Why thank you, Dr. Rob, for your kind comments. I posted a relevant comment about rationing care at www.pandabearmd.com. His post got 81 comments. Here's mine:

"Americans are not willing to judge whose life is or isn’t 'worth' the technologically sophisticated interventions. The result is that both the nearly brain dead nanny with 0 quality of life and the very nice 21 year old above (Christine) whose immune system really screwed up her otherwise normal and full life get equal access to whatever they need. It’s a slippery slope - judging the value of a specific human life, and rationing care. While it may be clear that heroic measures in the stroked out, end-stage patient with no cognitive abilities may not be a worthwhile use of resources, the idea of making a list of conditions or situations that wouldn’t merit resources is not ethically palatable to Americans. We can think of exceptions to the rule, and we’re terrified that our family member (or we) will not get the heroic measures we desire. We’re gamblers by nature - if there’s a 1% chance that doing something medically courageous may return us to a decent quality of life (or perhaps just adds a good year), but costs $500K, we’ll try it.

So, I guess we have to either: 1) accept that we are providing heroic measures to all, which will result in a colossal waste in resources but will sit well with us ethically or 2) begin the process of rationing care, limiting heroic measures in certain circumstances, and praying that we don’t somehow block a Christine from accessing care with our rules."

C. Coleman Brown MD, FACS said...

I have to agree that our nature and the proposed changes per Mr. Moore do not go hand-in-hand. While it may be fiscally responsible to limit heroic measures to the infirm and dying or the barely alive newborns, the general population would not stand for it.

In all of this as well is the problem with taking responsibilty for yourself. What I mean by this is the act of utilizing preventative measures and following instructions and taking one's medicine.
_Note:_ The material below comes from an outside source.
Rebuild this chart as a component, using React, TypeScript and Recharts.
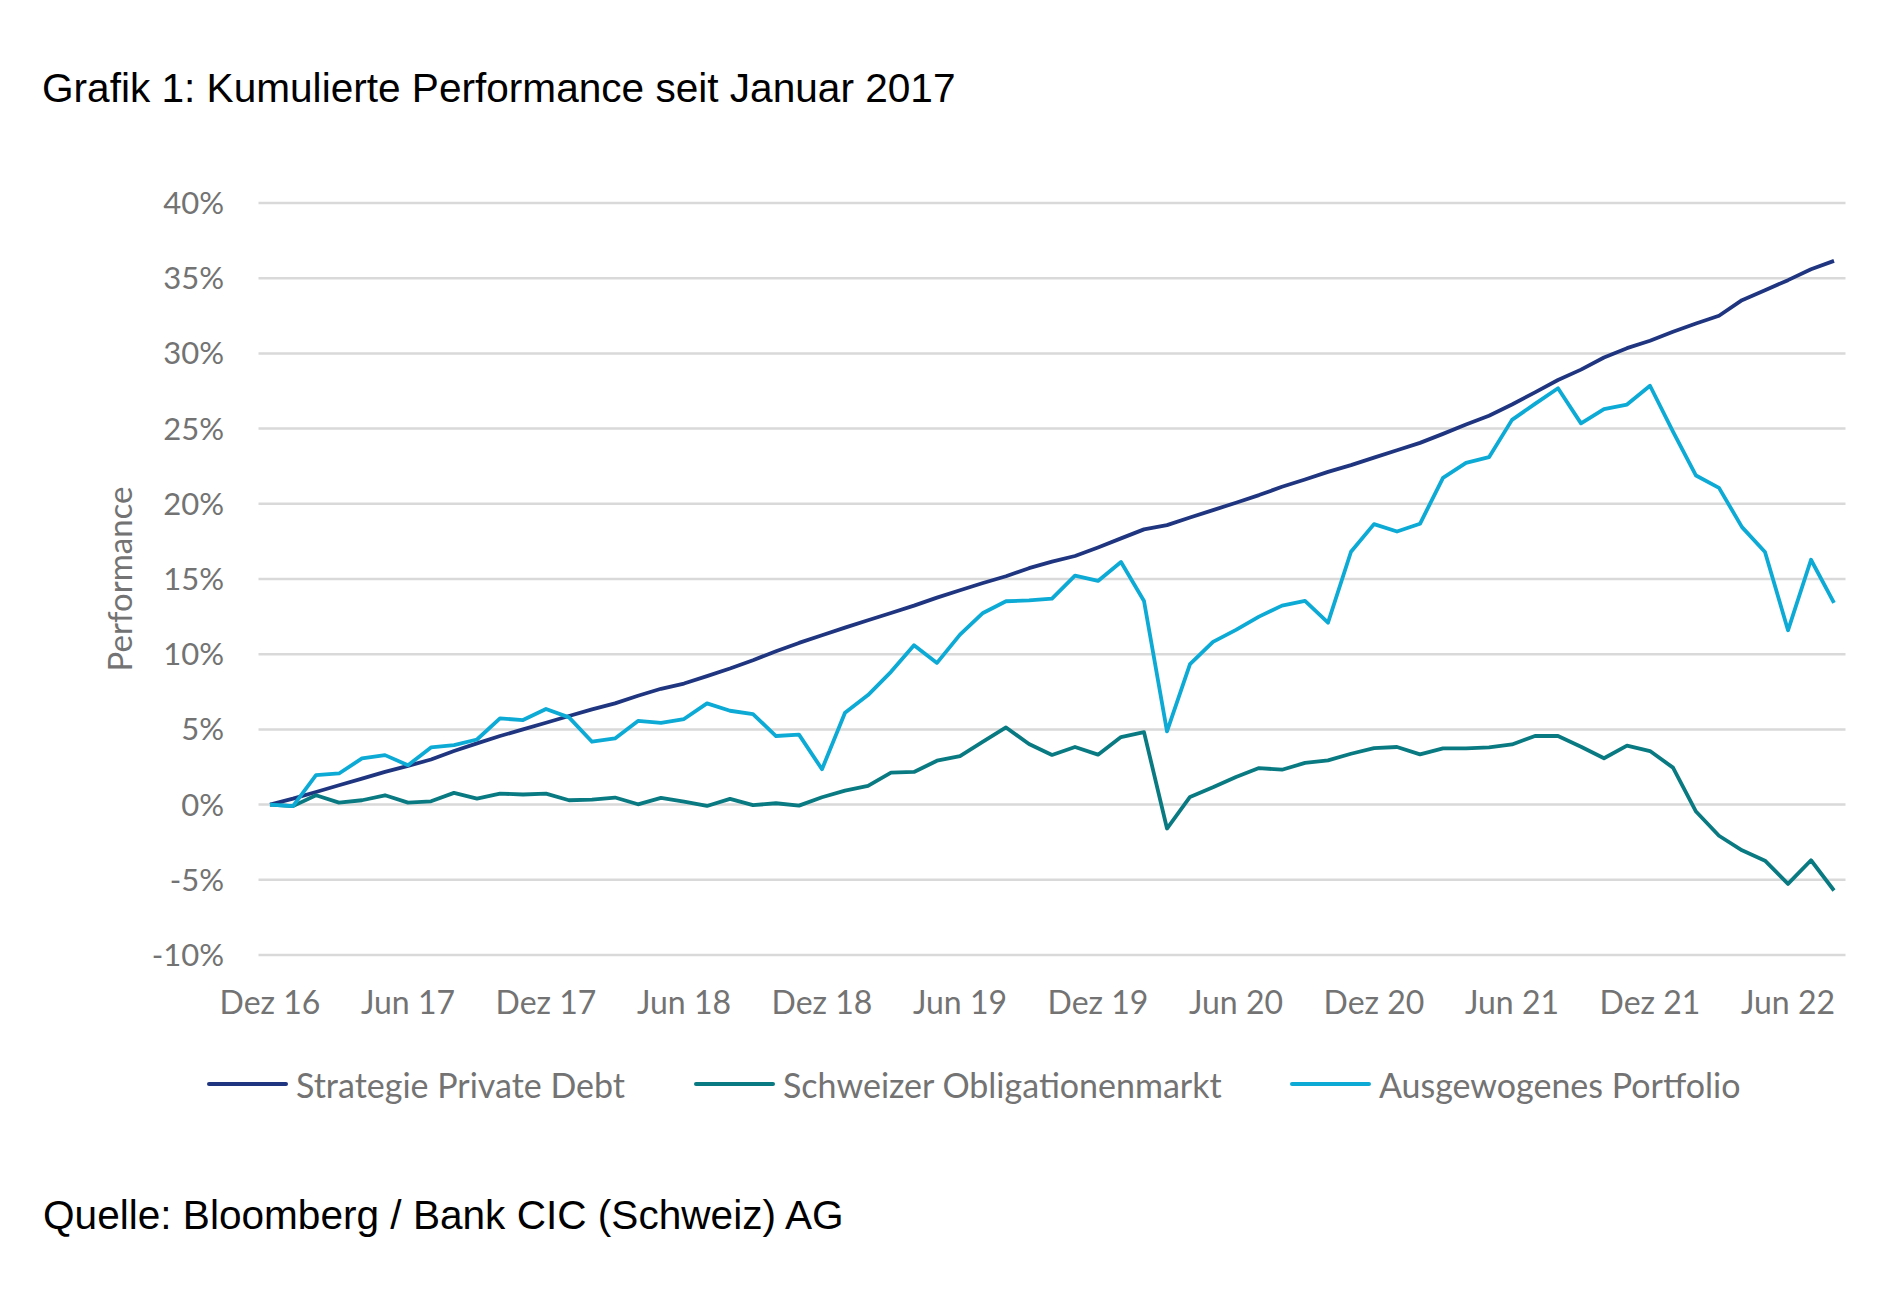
import React from "react";
import { LineChart, Line, XAxis, YAxis, CartesianGrid, Legend } from "recharts";

const TITLE = "Grafik 1: Kumulierte Performance seit Januar 2017";
const SOURCE = "Quelle: Bloomberg / Bank CIC (Schweiz) AG";
const Y_LABEL = "Performance";

const months = [
  "Dez 16",
  "Jan 17", "Feb 17", "Mär 17", "Apr 17", "Mai 17", "Jun 17", "Jul 17", "Aug 17", "Sep 17", "Okt 17", "Nov 17", "Dez 17",
  "Jan 18", "Feb 18", "Mär 18", "Apr 18", "Mai 18", "Jun 18", "Jul 18", "Aug 18", "Sep 18", "Okt 18", "Nov 18", "Dez 18",
  "Jan 19", "Feb 19", "Mär 19", "Apr 19", "Mai 19", "Jun 19", "Jul 19", "Aug 19", "Sep 19", "Okt 19", "Nov 19", "Dez 19",
  "Jan 20", "Feb 20", "Mär 20", "Apr 20", "Mai 20", "Jun 20", "Jul 20", "Aug 20", "Sep 20", "Okt 20", "Nov 20", "Dez 20",
  "Jan 21", "Feb 21", "Mär 21", "Apr 21", "Mai 21", "Jun 21", "Jul 21", "Aug 21", "Sep 21", "Okt 21", "Nov 21", "Dez 21",
  "Jan 22", "Feb 22", "Mär 22", "Apr 22", "Mai 22", "Jun 22", "Jul 22", "Aug 22",
];

const privateDebt = [
  0, 0.4, 0.84, 1.29, 1.73, 2.18, 2.58, 3.0, 3.56, 4.07,
  4.56, 5.0, 5.44, 5.89, 6.33, 6.73, 7.24, 7.7, 8.05, 8.54,
  9.05, 9.6, 10.2, 10.75, 11.26, 11.77, 12.26, 12.74, 13.23, 13.76,
  14.25, 14.73, 15.18, 15.72, 16.15, 16.53, 17.1, 17.7, 18.3, 18.58,
  19.09, 19.58, 20.07, 20.58, 21.13, 21.62, 22.12, 22.57, 23.07, 23.56,
  24.05, 24.65, 25.27, 25.86, 26.6, 27.41, 28.23, 28.92, 29.73, 30.35,
  30.84, 31.44, 31.99, 32.5, 33.54, 34.2, 34.87, 35.6, 36.15,
];

const swissBonds = [
  0, -0.1, 0.62, 0.13, 0.29, 0.62, 0.13, 0.22, 0.78, 0.4,
  0.73, 0.67, 0.73, 0.29, 0.33, 0.47, 0.02, 0.45, 0.2, -0.09,
  0.38, -0.04, 0.09, -0.07, 0.49, 0.93, 1.24, 2.12, 2.17, 2.92,
  3.23, 4.18, 5.13, 4.03, 3.3, 3.83, 3.32, 4.49, 4.82, -1.59,
  0.51, 1.15, 1.84, 2.43, 2.32, 2.77, 2.94, 3.38, 3.76, 3.83,
  3.34, 3.74, 3.74, 3.81, 4.0, 4.56, 4.56, 3.85, 3.08, 3.92,
  3.56, 2.46, -0.46, -2.07, -3.04, -3.73, -5.27, -3.7, -5.71,
];

const balanced = [
  0, -0.1, 1.96, 2.07, 3.07, 3.29, 2.62, 3.8, 3.96, 4.33,
  5.73, 5.62, 6.36, 5.8, 4.18, 4.4, 5.56, 5.44, 5.69, 6.73,
  6.24, 6.02, 4.56, 4.65, 2.35, 6.11, 7.28, 8.83, 10.6, 9.42,
  11.3, 12.74, 13.52, 13.58, 13.7, 15.22, 14.87, 16.13, 13.54, 4.87,
  9.34, 10.82, 11.62, 12.5, 13.23, 13.54, 12.1, 16.81, 18.65, 18.16,
  18.67, 21.73, 22.72, 23.1, 25.58, 26.64, 27.68, 25.35, 26.3, 26.6,
  27.85, 24.8, 21.88, 21.06, 18.45, 16.8, 11.59, 16.28, 13.41,
];

const yTicks = [-10, -5, 0, 5, 10, 15, 20, 25, 30, 35, 40];

const seriesDefs = [
  { key: "privateDebt", name: "Strategie Private Debt", color: "#1F3580" },
  { key: "swissBonds", name: "Schweizer Obligationenmarkt", color: "#0A7A82" },
  { key: "balanced", name: "Ausgewogenes Portfolio", color: "#0CAAD5" },
];

const data = months.map((m, i) => ({
  month: m,
  privateDebt: privateDebt[i],
  swissBonds: swissBonds[i],
  balanced: balanced[i],
}));

const FONT = "Lato, 'Open Sans', sans-serif";
const GRAY = "#737373";
const legendItemWidths = [487, 596, 460];

const renderLegend = () => (
  <div
    style={{
      display: "flex",
      alignItems: "center",
      fontFamily: FONT,
      fontSize: 34,
      color: GRAY,
      whiteSpace: "nowrap",
      height: 40,
    }}
  >
    {seriesDefs.map((s, idx) => (
      <div key={s.key} style={{ display: "flex", alignItems: "center", width: legendItemWidths[idx] }}>
        <div style={{ width: 81, height: 4, background: s.color, borderRadius: 2, marginRight: 8 }} />
        <span>{s.name}</span>
      </div>
    ))}
  </div>
);

const YLabel = (props: any) => {
  const vb = props.viewBox || {};
  const x = vb.x + 13;
  const y = vb.y + vb.height / 2;
  return (
    <text
      x={x}
      y={y}
      transform={`rotate(-90, ${x}, ${y})`}
      textAnchor="middle"
      fill={GRAY}
      fontFamily={FONT}
      fontSize={33}
    >
      {Y_LABEL}
    </text>
  );
};

export default function App() {
  return (
    <div
      style={{
        position: "relative",
        width: 1890,
        height: 1300,
        margin: -8,
        background: "#ffffff",
        overflow: "hidden",
      }}
    >
      <div
        style={{
          position: "absolute",
          left: 42,
          top: 68,
          fontFamily: "'Liberation Sans', Arial, sans-serif",
          fontSize: 40.6,
          lineHeight: 1,
          color: "#000",
          whiteSpace: "nowrap",
        }}
      >
        {TITLE}
      </div>
      <div style={{ position: "absolute", left: 0, top: 0 }}>
        <LineChart
          width={1890}
          height={1300}
          data={data}
          margin={{ top: 203, right: 44.5, bottom: 285, left: 118.5 }}
        >
          <CartesianGrid vertical={false} stroke="#D9D9D9" strokeWidth={2.5} />
          <XAxis
            dataKey="month"
            interval={5}
            axisLine={false}
            tickLine={false}
            tickSize={0}
            tickMargin={36}
            height={60}
            padding={{ left: 11.5, right: 11.5 }}
            tick={{ fill: GRAY, fontSize: 32, fontFamily: FONT }}
          />
          <YAxis
            domain={[-10, 40]}
            ticks={yTicks}
            width={140}
            axisLine={false}
            tickLine={false}
            tickSize={0}
            tickMargin={34.5}
            tickFormatter={(v: number) => `${v}%`}
            tick={{ fill: GRAY, fontSize: 31, fontFamily: FONT }}
            label={{ content: YLabel }}
          />
          <Legend
            layout="vertical"
            align="center"
            verticalAlign="middle"
            content={renderLegend}
            wrapperStyle={{ left: 207, top: 1064, width: 1650, height: 40 }}
          />
          {seriesDefs.map((s) => (
            <Line
              key={s.key}
              type="linear"
              dataKey={s.key}
              name={s.name}
              stroke={s.color}
              strokeWidth={3.8}
              strokeLinejoin="round"
              dot={false}
              activeDot={false}
              isAnimationActive={false}
            />
          ))}
        </LineChart>
      </div>
      <div
        style={{
          position: "absolute",
          left: 43,
          top: 1195,
          fontFamily: "'Liberation Sans', Arial, sans-serif",
          fontSize: 40.6,
          lineHeight: 1,
          color: "#000",
          whiteSpace: "nowrap",
        }}
      >
        {SOURCE}
      </div>
    </div>
  );
}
Example: Most of us as physicians have treated more than our share of patients who, having obtained the medicine for their illness free or subsidized, neglected to take it or let the prescription lapse, then have an exacerbation of said illness prompting a very expensive trip to the Emergency Room (or shall I say "night clinic"?) that could cost them their life.

There are ways of reducing cost and providing great health care, but the people as well as the insurance companies and the government need to be on the same page.